EXERCISE PROMPT → Report the number of lines where the string "that" occurs, and write nothing else.

DATA SUPPLIED →

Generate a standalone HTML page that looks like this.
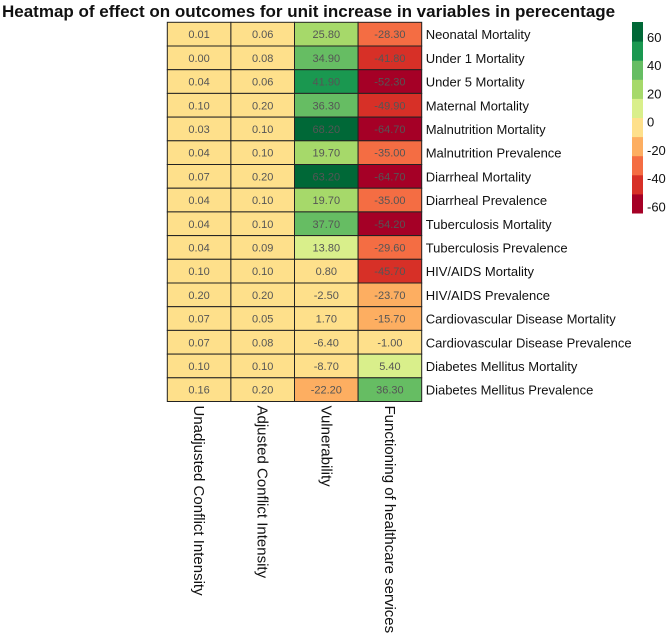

---

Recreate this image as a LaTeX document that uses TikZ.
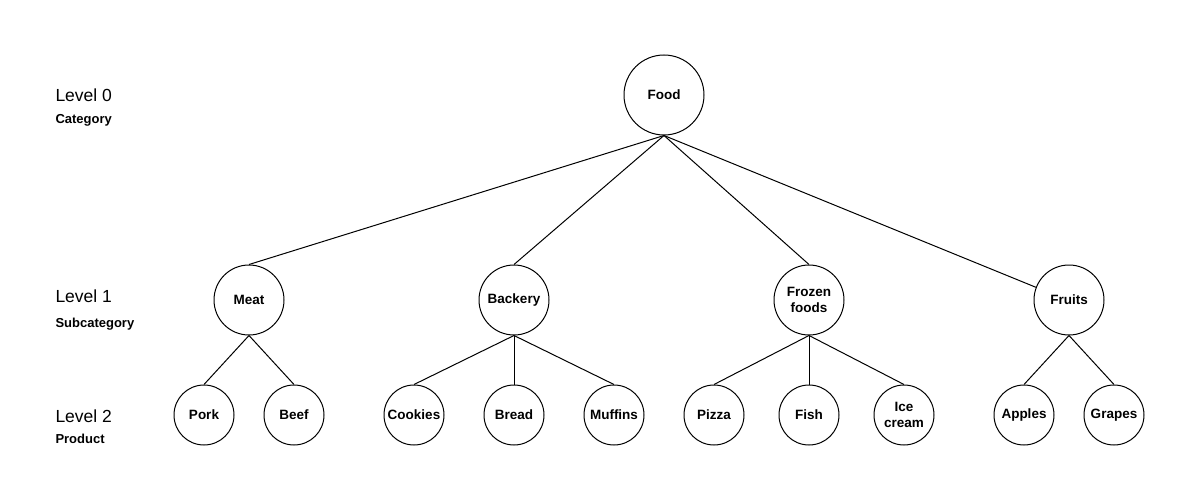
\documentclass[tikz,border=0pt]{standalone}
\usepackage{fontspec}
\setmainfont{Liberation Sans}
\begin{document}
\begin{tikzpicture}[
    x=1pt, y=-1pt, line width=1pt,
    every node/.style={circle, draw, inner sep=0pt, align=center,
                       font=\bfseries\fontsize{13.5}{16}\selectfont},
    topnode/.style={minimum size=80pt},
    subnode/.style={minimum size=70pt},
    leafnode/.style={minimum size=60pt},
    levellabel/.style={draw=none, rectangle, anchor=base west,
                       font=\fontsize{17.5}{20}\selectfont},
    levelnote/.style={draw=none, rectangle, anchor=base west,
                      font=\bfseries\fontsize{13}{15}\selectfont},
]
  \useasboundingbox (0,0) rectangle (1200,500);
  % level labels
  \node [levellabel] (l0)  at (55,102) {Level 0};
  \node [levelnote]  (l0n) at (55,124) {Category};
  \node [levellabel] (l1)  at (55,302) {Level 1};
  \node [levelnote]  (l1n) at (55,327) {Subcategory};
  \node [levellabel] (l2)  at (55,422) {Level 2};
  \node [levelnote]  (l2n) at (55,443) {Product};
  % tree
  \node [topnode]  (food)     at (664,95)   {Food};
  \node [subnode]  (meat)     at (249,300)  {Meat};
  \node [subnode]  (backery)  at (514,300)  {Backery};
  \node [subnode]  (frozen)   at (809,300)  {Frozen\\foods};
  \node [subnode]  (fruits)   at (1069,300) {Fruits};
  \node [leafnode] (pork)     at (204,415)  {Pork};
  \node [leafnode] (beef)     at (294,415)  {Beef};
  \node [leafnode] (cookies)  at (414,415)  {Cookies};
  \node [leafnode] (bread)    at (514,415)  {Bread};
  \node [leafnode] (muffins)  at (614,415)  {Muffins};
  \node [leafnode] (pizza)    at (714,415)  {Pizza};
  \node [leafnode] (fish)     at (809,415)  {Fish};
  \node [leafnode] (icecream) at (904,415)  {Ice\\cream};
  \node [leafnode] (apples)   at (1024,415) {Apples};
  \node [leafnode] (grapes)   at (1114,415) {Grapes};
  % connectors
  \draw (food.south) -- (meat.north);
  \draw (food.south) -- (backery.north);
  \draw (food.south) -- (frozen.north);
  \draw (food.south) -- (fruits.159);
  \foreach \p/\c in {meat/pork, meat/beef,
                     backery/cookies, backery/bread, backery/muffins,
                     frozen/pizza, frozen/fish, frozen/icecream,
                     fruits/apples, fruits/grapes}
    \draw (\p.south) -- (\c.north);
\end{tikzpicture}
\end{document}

OUTPUT FOR THIS TASK → 2